North Korea claimed to have successfully tested a new multiple warhead missile system on Wednesday, a boast that South Korea dismissed as a “deception”.

According to the official Korean Central News Agency, Pyongyang “successfully conducted the separation and guidance control test of individual mobile warheads” and “correctly guided” them to three targets.

The purpose of the test was “to secure the capability to destroy individual targets with multiple warheads” and develop multiple independently targetable reentry vehicle technology, or MIRV, the agency reported.

The South Korean military rejected the claim as a “deception”.

“Today North Korea disclosed something but we believe it’s simply a means of deception and exaggeration,” Lee Sung-joon, a spokesperson for the South Korean Joint Chiefs of Staff, said.

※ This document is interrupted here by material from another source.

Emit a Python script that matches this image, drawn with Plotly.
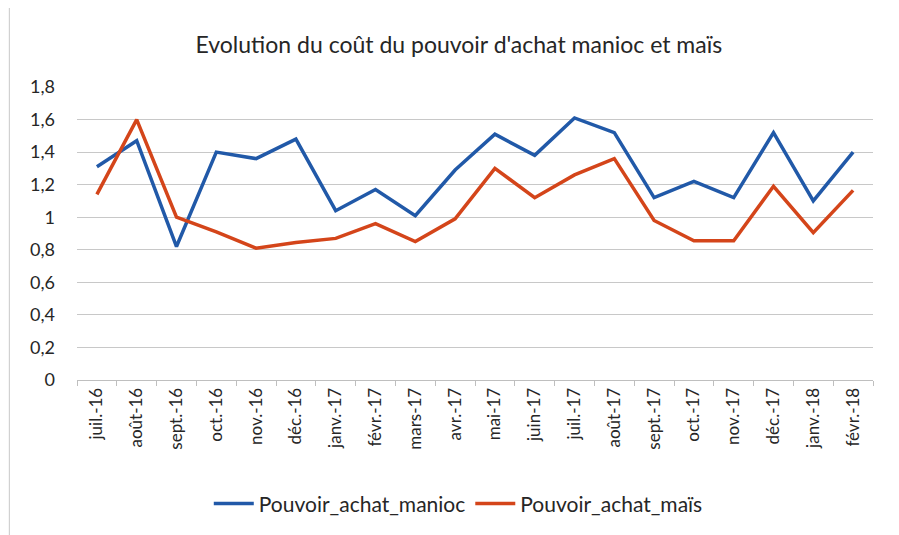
import plotly.graph_objects as go

months = ["juil.-16", "août-16", "sept.-16", "oct.-16", "nov.-16", "déc.-16",
          "janv.-17", "févr.-17", "mars-17", "avr.-17", "mai-17", "juin-17",
          "juil.-17", "août-17", "sept.-17", "oct.-17", "nov.-17", "déc.-17",
          "janv.-18", "févr.-18"]
manioc = [1.31, 1.47, 0.82, 1.40, 1.36, 1.48, 1.04, 1.17, 1.01, 1.29,
          1.51, 1.38, 1.61, 1.52, 1.12, 1.22, 1.12, 1.52, 1.10, 1.40]
mais = [1.14, 1.60, 1.00, 0.91, 0.81, 0.845, 0.87, 0.96, 0.85, 0.99,
        1.30, 1.12, 1.26, 1.36, 0.98, 0.855, 0.855, 1.19, 0.905, 1.165]
y_ticks = [0, 0.2, 0.4, 0.6, 0.8, 1.0, 1.2, 1.4, 1.6, 1.8]

FONT = "Lato"
TXT = "#262626"
fig = go.Figure()
fig.add_trace(go.Scatter(x=months, y=manioc, mode="lines", name="Pouvoir_achat_manioc",
                         line=dict(color="#2159A8", width=3.5)))
fig.add_trace(go.Scatter(x=months, y=mais, mode="lines", name="Pouvoir_achat_maïs",
                         line=dict(color="#D4451A", width=3.5)))

fig.update_layout(
    width=891, height=527,
    margin=dict(l=69, r=26, t=79, b=154),
    paper_bgcolor="white", plot_bgcolor="white",
    separators=", ",
    font=dict(family=FONT, color=TXT),
    title=dict(text="Evolution du coût du pouvoir d'achat manioc et maïs",
               x=0.506, xanchor="center", y=0.93, yanchor="middle",
               font=dict(size=23, color=TXT, family=FONT)),
    showlegend=True,
    legend=dict(orientation="h", x=0.479, xanchor="center", y=-0.418, yanchor="middle",
                font=dict(size=21, color=TXT, family=FONT), itemwidth=40,
                bgcolor="rgba(0,0,0,0)"),
    xaxis=dict(type="category", range=[-0.5, len(months) - 0.5], automargin=False,
               tickangle=-90, tickson="boundaries",
               ticks="outside", ticklen=5, tickcolor="#bfbfbf",
               showline=True, linecolor="#bfbfbf", linewidth=1,
               showgrid=False, tickfont=dict(size=17, color=TXT, family=FONT)),
    yaxis=dict(range=[0, 1.8], tickvals=y_ticks, showgrid=True, gridcolor="#c8c8c8",
               automargin=False,
               gridwidth=1, zeroline=False, showline=False, ticks="",
               ticklabelstandoff=21,
               tickfont=dict(size=18, color=TXT, family=FONT)),
)
fig.add_shape(type="line", xref="paper", yref="paper", x0=-0.085, x1=-0.085,
              y0=-0.53, y1=1.3, line=dict(color="#c8c8c8", width=1))
fig.write_html("out.html")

A joint analysis with the US indicated the missile exploded in its initial stage of flight, the military claimed. It also suggested that pictures of the supposed test released by North Korea were fabricated or recycled from a previous launch.

“I had been anticipating a MIRV test for some time now as this was one of the last remaining items on Kim Jong-un’s modernisation wishlist from the Eighth Party Congress in January 2021,” Ankit Panda, a senior analyst at the Carnegie Endowment for International Peace, told Al Jazeera.

The North Korean leader last month reportedly supervised firing drills involving nuclear-capable “super-large” multiple rocket launchers to show his country’s ability to carry out preemptive attacks on the South.

Photo released by the Korean Central News Agency shows an MIRV test conducted on 26 June 2024 (EPA)
Photo released by the Korean Central News Agency shows an MIRV test conducted on 26 June 2024 (EPA)

Meanwhile, in a tit-for-tat campaign, North Korea dropped balloons filled with trash on the South for the third straight day.

The North has sent thousands of balloons carrying manure, plastic and paper waste towards its neighbour in retaliation for South Korean activists sending propaganda leaflets the other way.

The South’s military said nearly 70 balloons had landed by Thursday morning, mostly in northern Gyeonggi province and Seoul, but they carried no hazardous contents. “The payload is about 10kg so there is a risk if the balloons descend rapidly,” it said.

Seoul’s response to the latest drop “will be flexible depending on the strategic and operational situation”, the military said according to AFP. “This depends on North Korea’s actions.”

South Korea previously threatened to restart anti-Pyongyang propaganda broadcasts near the border, escalating tensions after the North resumed launching balloons filled with trash.